- Born: 1941
- Known for: painting, printmaking

= Roberta Richman =

Roberta Richman is an artist, former corrections administrator, and founding member of the arts organization Hera Gallery located in Wakefield, Rhode Island.

== Work ==

=== Corrections ===
Richman is known as an advocate for prisoner reentry and reform of conditions for female offenders. She worked in corrections for 33 years before retiring in 2012. She began coordinating arts programs for the incarcerated, and would eventually serve as warden of the Adult Correctional Institutions' Women's Facilities in Rhode Island for 10 years. She later served as Director of Rehabilitative Services. In retirement, she continues to advocate for the rights of the incarcerated and currently serves on the board of directors at the Nonviolence Institute in Providence, Rhode Island. She also serves as interim director and board member of Welcome House, an emergency shelter for people living in Washington County, Rhode Island.

=== Visual arts ===
Roberta Richman is a printmaker and painter. She studied printmaking at Indiana University, where she earned her MFA. She was one of the founding members of Hera Gallery a feminist art space in Wakefield, Rhode Island.

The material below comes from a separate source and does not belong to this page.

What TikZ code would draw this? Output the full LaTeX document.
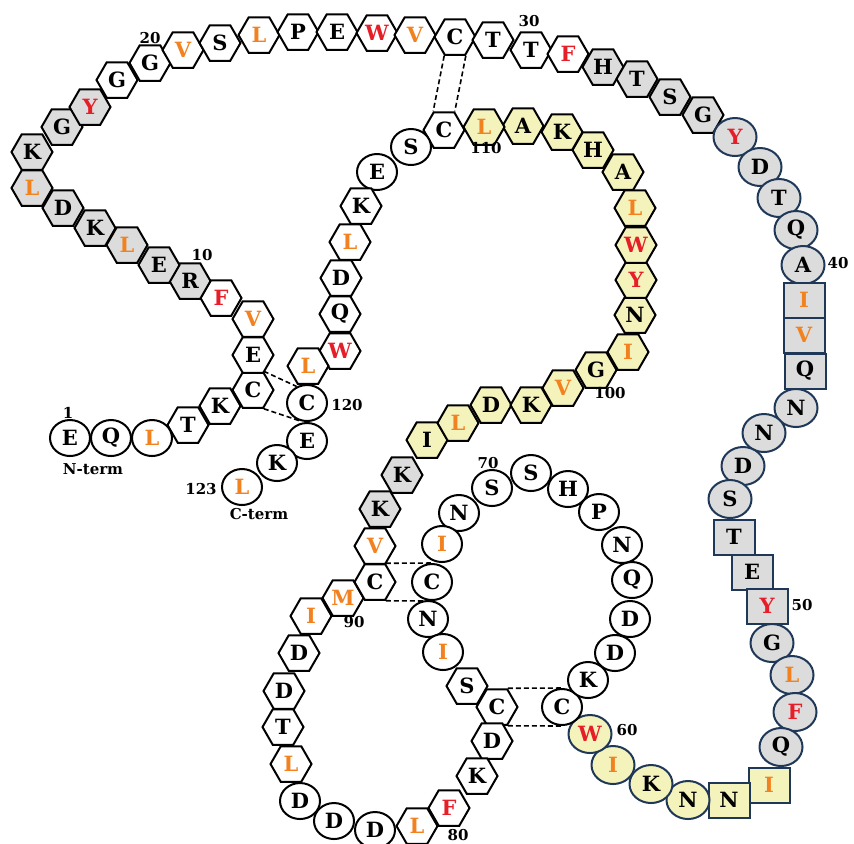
\documentclass[tikz,border=0pt]{standalone}
\usepackage{fontspec}
\setmainfont{DejaVu Serif}
\usepackage{tikz}
\usetikzlibrary{shapes.geometric}
\definecolor{resgray}{RGB}{220,220,220}
\definecolor{resyellow}{RGB}{245,243,188}
\definecolor{resnavy}{RGB}{31,56,88}
\definecolor{resorange}{RGB}{242,130,32}
\definecolor{resred}{RGB}{230,30,40}

\begin{document}
\begin{tikzpicture}[x=0.5pt, y=-0.5pt,
    res/.style={font=\fontsize{10.5}{10.5}\selectfont\bfseries, inner sep=0pt, line width=1pt},
    hexw/.style={res, regular polygon, regular polygon sides=6, minimum size=20.5pt, draw, fill=white},
    hexg/.style={hexw, fill=resgray},
    hexy/.style={hexw, fill=resyellow},
    ellw/.style={res, ellipse, minimum width=20pt, minimum height=18pt, draw, fill=white},
    ellg/.style={res, ellipse, minimum width=21.5pt, minimum height=19pt, draw=resnavy, fill=resgray},
    elly/.style={ellg, fill=resyellow},
    boxg/.style={res, rectangle, minimum width=20.5pt, minimum height=17.5pt, draw=resnavy, fill=resgray},
    boxy/.style={boxg, fill=resyellow},
    ora/.style={text=resorange},
    rd/.style={text=resred},
    lbl/.style={font=\fontsize{7.5}{7.5}\selectfont\bfseries, inner sep=0pt},
    ssbond/.style={dash pattern=on 2.5pt off 1.5pt, line width=0.8pt}]
  \useasboundingbox (0,0) rectangle (854,843);

  % N-terminal segment
  \node[ellw] (r1) at (70,438) {E};
  \node[ellw] (r2) at (111,438) {Q};
  \node[ellw, ora] (r3) at (152,438) {L};
  \node[hexw] (r4) at (188,425) {T};
  \node[hexw] (r5) at (220,406) {K};
  \node[hexw] (r6) at (253,390) {C};
  \node[hexw] (r7) at (253,355) {E};
  \node[hexw, ora] (r8) at (253,319) {V};
  \node[hexw, rd] (r9) at (221,298) {F};
  \node[hexg] (r10) at (190,281) {R};
  \node[hexg] (r11) at (159,265) {E};
  \node[hexg, ora] (r12) at (127,245) {L};
  \node[hexg] (r13) at (95,228) {K};
  \node[hexg] (r14) at (63,208) {D};
  \node[hexg, ora] (r15) at (32,188) {L};
  \node[hexg] (r16) at (32,152) {K};
  \node[hexg] (r17) at (62,127) {G};
  \node[hexg, rd] (r18) at (90,107) {Y};
  \node[hexw] (r19) at (117,80) {G};
  \node[hexw] (r20) at (150,63) {G};
  \node[hexw, ora] (r21) at (183,50) {V};
  \node[hexw] (r22) at (220,43) {S};
  \node[hexw, ora] (r23) at (259,35) {L};
  \node[hexw] (r24) at (298,32) {P};
  \node[hexw] (r25) at (337,32) {E};
  \node[hexw, rd] (r26) at (377,33) {W};
  \node[hexw, ora] (r27) at (415,35) {V};
  \node[hexw] (r28) at (455,37) {C};
  \node[hexw] (r29) at (493,40) {T};
  \node[hexw] (r30) at (531,50) {T};
  \node[hexw, rd] (r31) at (568,54) {F};
  \node[hexg] (r32) at (603,67) {H};
  \node[hexg] (r33) at (637,79) {T};
  \node[hexg] (r34) at (670,97) {S};
  \node[hexg] (r35) at (703,115) {G};

  % right-hand arc
  \node[ellg, rd] (r36) at (735,137) {Y};
  \node[ellg] (r37) at (760,167) {D};
  \node[ellg] (r38) at (779,198) {T};
  \node[ellg] (r39) at (796,230) {Q};
  \node[ellg] (r40) at (803,265) {A};
  \node[boxg, ora] (r41) at (804,300) {I};
  \node[boxg, ora] (r42) at (804,335) {V};
  \node[boxg] (r43) at (805,371) {Q};
  \node[ellg] (r44) at (796,408) {N};
  \node[ellg] (r45) at (764,433) {N};
  \node[ellg] (r46) at (743,466) {D};
  \node[ellg] (r47) at (730,499) {S};
  \node[boxg] (r48) at (734,537) {T};
  \node[boxg] (r49) at (752,572) {E};
  \node[boxg, rd] (r50) at (767,606) {Y};
  \node[ellg] (r51) at (772,643) {G};
  \node[ellg, ora] (r52) at (792,675) {L};
  \node[ellg, rd] (r53) at (795,712) {F};
  \node[ellg] (r54) at (781,747) {Q};
  \node[boxy, ora] (r55) at (769,785) {I};
  \node[boxy] (r56) at (729,800) {N};
  \node[elly] (r57) at (688,800) {N};
  \node[elly] (r58) at (651,784) {K};
  \node[elly, ora] (r59) at (613,765) {I};
  \node[elly, rd] (r60) at (590,734) {W};

  % lower loop
  \node[ellw] (r61) at (562,707) {C};
  \node[ellw] (r62) at (588,680) {K};
  \node[ellw] (r63) at (615,653) {D};
  \node[ellw] (r64) at (630,619) {D};
  \node[ellw] (r65) at (632,580) {Q};
  \node[ellw] (r66) at (622,545) {N};
  \node[ellw] (r67) at (599,512) {P};
  \node[ellw] (r68) at (568,489) {H};
  \node[ellw] (r69) at (531,473) {S};
  \node[ellw] (r70) at (492,488) {S};
  \node[ellw] (r71) at (459,513) {N};
  \node[ellw, ora] (r72) at (442,544) {I};
  \node[ellw] (r73) at (432,582) {C};
  \node[ellw] (r74) at (428,619) {N};
  \node[ellw, ora] (r75) at (443,652) {I};
  \node[hexw] (r76) at (467,686) {S};
  \node[hexw] (r77) at (497,707) {C};
  \node[hexw] (r78) at (492,741) {D};
  \node[hexw] (r79) at (477,776) {K};
  \node[hexw, rd] (r80) at (449,808) {F};
  \node[hexw, ora] (r81) at (417,826) {L};
  \node[ellw] (r82) at (375,830) {D};
  \node[ellw] (r83) at (334,821) {D};
  \node[ellw] (r84) at (300,801) {D};
  \node[hexw, ora] (r85) at (291,764) {L};
  \node[hexw] (r86) at (283,727) {T};
  \node[hexw] (r87) at (284,691) {D};
  \node[hexw] (r88) at (299,653) {D};
  \node[hexw, ora] (r89) at (311,616) {I};
  \node[hexw, ora] (r90) at (343,598) {M};
  \node[hexw] (r91) at (375,582) {C};
  \node[hexw, ora] (r92) at (375,546) {V};
  \node[hexg] (r93) at (380,509) {K};
  \node[hexg] (r94) at (402,475) {K};

  % yellow helix
  \node[hexy] (r95) at (427,440) {I};
  \node[hexy, ora] (r96) at (458,423) {L};
  \node[hexy] (r97) at (491,405) {D};
  \node[hexy] (r98) at (531,405) {K};
  \node[hexy, ora] (r99) at (563,388) {V};
  \node[hexy] (r100) at (596,370) {G};
  \node[hexy, ora] (r101) at (628,352) {I};
  \node[hexy] (r102) at (635,315) {N};
  \node[hexy, rd] (r103) at (636,280) {Y};
  \node[hexy, rd] (r104) at (636,245) {W};
  \node[hexy, ora] (r105) at (635,208) {L};
  \node[hexy] (r106) at (623,172) {A};
  \node[hexy] (r107) at (593,150) {H};
  \node[hexy] (r108) at (562,132) {K};
  \node[hexy] (r109) at (523,126) {A};
  \node[hexy, ora] (r110) at (484,127) {L};

  % C-terminal segment
  \node[hexw] (r111) at (444,130) {C};
  \node[ellw] (r112) at (411,147) {S};
  \node[ellw] (r113) at (377,172) {E};
  \node[hexw] (r114) at (361,206) {K};
  \node[hexw, ora] (r115) at (350,242) {L};
  \node[hexw] (r116) at (341,278) {D};
  \node[hexw] (r117) at (340,314) {Q};
  \node[hexw, rd] (r118) at (340,351) {W};
  \node[hexw, ora] (r119) at (308,366) {L};
  \node[ellw] (r120) at (307,403) {C};
  \node[ellw] (r121) at (307,441) {E};
  \node[ellw] (r122) at (277,463) {K};
  \node[ellw, ora] (r123) at (242,487) {L};

  % disulfide bonds
  \draw[ssbond] (r28.240) -- (r111.120);
  \draw[ssbond] (r28.300) -- (r111.60);
  \draw[ssbond] (r6.60) -- (r120.122);
  \draw[ssbond] (r6.300) -- (r120.246);
  \draw[ssbond] (r91.60) -- (r73.north);
  \draw[ssbond] (r91.300) -- (r73.south);
  \draw[ssbond] (r77.60) -- (r61.north);
  \draw[ssbond] (r77.300) -- (r61.south);

  % numbering
  \node[lbl] (n1) at (68,413) {1};
  \node[lbl] (nterm) at (93,469) {N-term};
  \node[lbl] (n10) at (202,255) {10};
  \node[lbl] (n20) at (150,38) {20};
  \node[lbl] (n30) at (529,21) {30};
  \node[lbl] (n40) at (838,263) {40};
  \node[lbl] (n50) at (802,605) {50};
  \node[lbl] (n60) at (627,730) {60};
  \node[lbl] (n70) at (488,463) {70};
  \node[lbl] (n80) at (458,835) {80};
  \node[lbl] (n90) at (354,622) {90};
  \node[lbl] (n100) at (610,393) {100};
  \node[lbl] (n110) at (486,148) {110};
  \node[lbl] (n120) at (347,405) {120};
  \node[lbl] (n123) at (201,489) {123};
  \node[lbl] (cterm) at (259,514) {C-term};
\end{tikzpicture}
\end{document}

She has served on the leadership of the organization since its inception in 1977.

== Awards ==
- 2020; Acts of Leadership Award, Leadership Rhode Island
- 2012; She Shines Women of Achievement, YWCA Rhode Island
- 2012; Criminal Justice Hall of Fame, Rhode Island.
- 1999; Goodrich Award for Distinguished Public Service, awarded by the Rhode Island Public Expenditure Council.
- 1998; Woman of the Year, awarded by the Rhode Island Commission on Women.